Destarte, não se comete atentado contra a vontade do constituinte derivado nem contra o texto constitucional, se se conclui que o legislador ordinário, no âmbito do seu poder de conformação, pode estabelecer que, ressalvadas atividades típicas de Estado (que deverão submeter-se ao modelo estatutário), as demais carreiras públicas passarão a ser disciplinadas pela legislação trabalhista.
Na prática, referida fórmula enseja o restabelecimento do sistema previsto na Lei nº 6.185, de 11 de dezembro de 1974, com a redação dada pela Lei nº 6.856, de 18 de novembro de 1980, que, no seu art. 2º, estabelece:
"Art. 2º Para as atividades inerentes ao Estado como Poder Público sem correspondência no setor privado, compreendidas nas áreas de Segurança Pública, Diplomacia, Tributação, Arrecadação e Fiscalização de Tributos Federais e Contribuições Previdenciárias, Procurador da Fazenda Nacional, Controle Interno, e no Ministério Público, só se nomearão servidores cujos deveres, direitos e obrigações sejam os definidos em Estatuto próprio, na forma do art. 109. da Constituição Federal."
Se corretas essas assertivas, poderá o legislador ordinário adotar o "modelo celetista" para a grande maioria dos empregos efetivos no serviço público. Adotada essa orientação, o "núcleo essencial" do serviço público, relacionado às atribuições exclusivas de Estado, subsistirá sob a regência do sistema estatutário. O regime comum passará a ser, todavia, o da legislação trabalhista.
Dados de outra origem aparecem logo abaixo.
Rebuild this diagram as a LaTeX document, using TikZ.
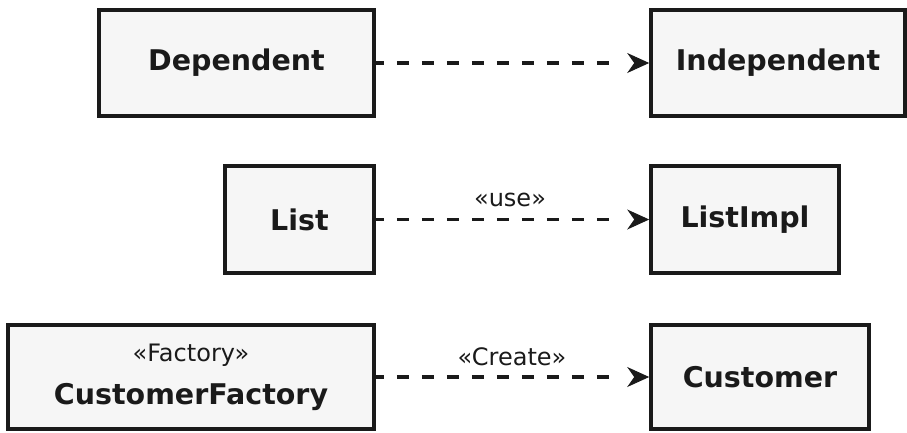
\documentclass[tikz,border=0pt]{standalone}
\usepackage{fontspec}
\setmainfont{DejaVu Sans}
\usetikzlibrary{arrows.meta,decorations.markings}
\definecolor{boxfill}{HTML}{F6F6F6}
\definecolor{ink}{HTML}{1A1A1A}
\tikzset{
  cls/.style={draw=ink, fill=boxfill, line width=3.6pt, inner sep=0pt, font=\fontsize{28.5}{32}\selectfont\bfseries, text=ink},
  dep/.style={draw=ink, line width=3.6pt, dash pattern=on 12pt off 13pt, dash phase=4pt, shorten >=30pt,
    postaction={draw=none, decorate, decoration={markings,
      mark=at position 1 with {\arrow[solid, draw=ink, fill=ink, line width=1pt]{Stealth[length=22pt,width=20pt,inset=7pt]}}}}},
  stereo/.style={font=\fontsize{24}{28}\selectfont, text=ink, inner sep=0pt}
}
\begin{document}
\begin{tikzpicture}[x=1pt,y=-1pt]
\useasboundingbox (0,0) rectangle (907,432);
\node[cls, minimum width=275pt, minimum height=106pt] (dependent) at (236.5,63) {Dependent};
\node[cls, minimum width=254pt, minimum height=106pt] (independent) at (778,63) {Independent};
\node[cls, minimum width=149pt, minimum height=107pt] (list) at (299.5,219.5) {List};
\node[cls, minimum width=188pt, minimum height=107pt] (listimpl) at (745,219.5) {ListImpl};
\node[cls, minimum width=366pt, minimum height=104pt] (factory) at (191,377) {};
\node[stereo] (factorystereo) at (191,355) {«Factory»};
\node[cls, draw=none, fill=none] (factoryname) at (191,397) {CustomerFactory};
\node[cls, minimum width=218pt, minimum height=104pt] (customer) at (760,377) {Customer};
\draw[dep] (dependent.east) -- (independent.west);
\draw[dep] (list.east) -- (listimpl.west);
\draw[dep] (factory.east |- customer.west) -- (customer.west);
\node[stereo] (uselabel) at (510,200) {«use»};
\node[stereo] (createlabel) at (512,357) {«Create»};
\end{tikzpicture}
\end{document}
Acreditamos que seja esse o melhor caminho para permitir – na expressão de um dos autores deste texto – que a Federação volte a "caber no PIB", sem necessidade de todo o esforço tributário nacional ser destinado praticamente a sustentar, em regime único, servidores ativos e inativos, que recebem consideravelmente mais que os trabalhadores do segmento privado.